The emergence (or re-emergence) of diseases such as SARS, H1N5, Ebola, and Zika in recent years has contributed to a public perception that infectious diseases and their outbreaks are becoming increasingly more of threat to public health globally than ever before. While practitioners and academics may have different opinions, this tension shapes public debate about the extent to which infectious diseases are a threat, and what, given changing discourse and technologies, adequate responses would be. 

Digital epidemiology in infectious disease is a new discipline in the area of big data, which promises faster detection of disease outbreaks and improved surveillance as well as reduction in administrative burden, among other things.  Whom will these methods help? What are their possible negative – consequences and how do we deal with these? To answer these questions well interdisciplinary discourse about digital epidemiology is critical including considering the relevant epistemological/methodological, ethical/legal, social/political, and organizational aspects and implications. The papers in this compilation give some insight into these topics, interrogating how and with what consequences digital epidemiology is shaped by – and might impact – the forces and frameworks at play (including their relationships to each other), and how it may transform societal structures and context, such as global power relations and decision-making around public health. 

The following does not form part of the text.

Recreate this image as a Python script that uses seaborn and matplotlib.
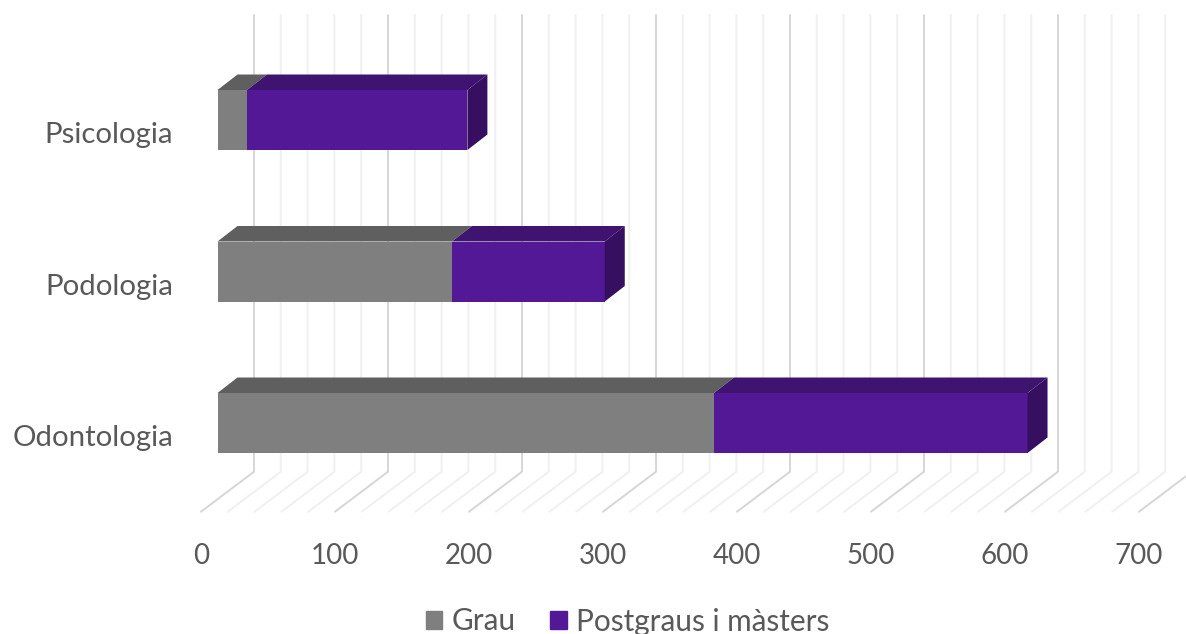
import numpy as np
import pandas as pd
import matplotlib
matplotlib.use("Agg")
import matplotlib.pyplot as plt
import seaborn as sns
from matplotlib.patches import Patch
from matplotlib.transforms import ScaledTranslation

# values
categories = ["Psicologia", "Podologia", "Odontologia"]
grau = [22, 175, 370.5]
postgraus = [164.5, 114, 234]
major_ticks = [0, 100, 200, 300, 400, 500, 600, 700]
minor_ticks = [20, 40, 60, 80, 120, 140, 160, 180, 220, 240, 260, 280, 320, 340, 360, 380,
               420, 440, 460, 480, 520, 540, 560, 580, 620, 640, 660, 680]

GREY = "#7F7F7F"
GREY_TOP = "#5F5F5F"
PURPLE = "#521896"
PURPLE_TOP = "#3E1470"
PURPLE_SIDE = "#360F60"
TEXT = "#595959"

PX_X = 1.34   # pixels per unit on the value axis
PX_Y = 151.5  # pixels between categories

sns.set_theme(style="white")
plt.rcParams["font.family"] = ["Lato", "DejaVu Sans"]

df = pd.DataFrame({"category": categories, "grau": grau, "postgraus": postgraus})
df["total"] = df["grau"] + df["postgraus"]

fig = plt.figure(figsize=(11.86, 6.34), dpi=100)
ax = fig.add_axes([217.5 / 1186, 1 - 512 / 634, (1186 - 217.5) / 1186, 512 / 634])

# stacked bars, front faces
sns.barplot(data=df, x="total", y="category", color=PURPLE, width=60 / PX_Y, saturation=1,
            edgecolor="none", linewidth=0, ax=ax, zorder=3)
sns.barplot(data=df, x="grau", y="category", color=GREY, width=60 / PX_Y, saturation=1,
            edgecolor="none", linewidth=0, ax=ax, zorder=3)

ax.set_xlim(0, (1186 - 217.5) / PX_X)
ax.set_ylim((512 - 120) / PX_Y, -120 / PX_Y)

# walls of the 3d look
wall_top = (15 - 120) / PX_Y
back_y = (471.7 - 120) / PX_Y
front_y = (511.7 - 120) / PX_Y
back_dx = 36.5 / PX_X
front_dx = -16.5 / PX_X
for ticks, col in [(minor_ticks, "#F0F0F0"), (major_ticks, "#D6D6D6")]:
    for t in ticks:
        ax.plot([t + back_dx, t + back_dx, t + front_dx], [wall_top, back_y, front_y],
                color=col, lw=1.4, clip_on=False, zorder=1, solid_joinstyle="miter")

# top and side faces of the bars
dx = 20 / PX_X
dy = 15.5 / PX_Y
half = 30 / PX_Y
for i, row in df.iterrows():
    top = i - half
    bottom = i + half
    ax.fill([0, row["grau"], row["grau"] + dx, dx], [top, top, top - dy, top - dy],
            color=GREY_TOP, lw=0, clip_on=False, zorder=3)
    ax.fill([row["grau"], row["total"], row["total"] + dx, row["grau"] + dx],
            [top, top, top - dy, top - dy], color=PURPLE_TOP, lw=0, clip_on=False, zorder=3)
    ax.fill([row["total"], row["total"] + dx, row["total"] + dx, row["total"]],
            [top, top - dy, bottom - dy, bottom], color=PURPLE_SIDE, lw=0, clip_on=False, zorder=3)

ax.set_xlabel("")
ax.set_ylabel("")
ax.set_xticks(major_ticks)
ax.tick_params(axis="x", length=0, pad=22, labelsize=20, labelcolor=TEXT)
ax.tick_params(axis="y", length=0, pad=32, labelsize=21.2, labelcolor=TEXT)
shift = ScaledTranslation(-16.5 / 100, 0, fig.dpi_scale_trans)
for label in ax.get_xticklabels():
    label.set_transform(label.get_transform() + shift)
shift_y = ScaledTranslation(0, -12.5 / 100, fig.dpi_scale_trans)
for label in ax.get_yticklabels():
    label.set_transform(label.get_transform() + shift_y)
sns.despine(ax=ax, left=True, bottom=True)
ax.patch.set_alpha(0)

handles = [Patch(color=GREY, label="Grau"), Patch(color=PURPLE, label="Postgraus i màsters")]
fig.legend(handles=handles, loc="center", bbox_to_anchor=(627.5 / 1186, 1 - 621.5 / 634), ncol=2,
           frameon=False, fontsize=21.4, labelcolor=TEXT, handlelength=0.56, handleheight=0.56,
           handletextpad=0.3, columnspacing=1.18, borderpad=0, borderaxespad=0)

fig.savefig("out.png", dpi=100)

This special compilation originates from the international conference DELSI which was held in September 2015 as a joint activity of the Department of Infectious Disease Epidemiology at the Robert Koch Institute and the Center of Technology and Society at the Technical University Berlin, both in Berlin, Germany. The current work describes aspects and implications of digital epidemiology organized across four dimensions - the epistemological/methodological, ethical/legal,  social/political, and organizational. Some pieces further develop key contributions given at the conference, while others present the results of interdisciplinary discussions between data scientists, epidemiologists and public health practitioners as well as historians of science, ethicists, sociologists, political scientists, cultural and social geographers, and legal scholars.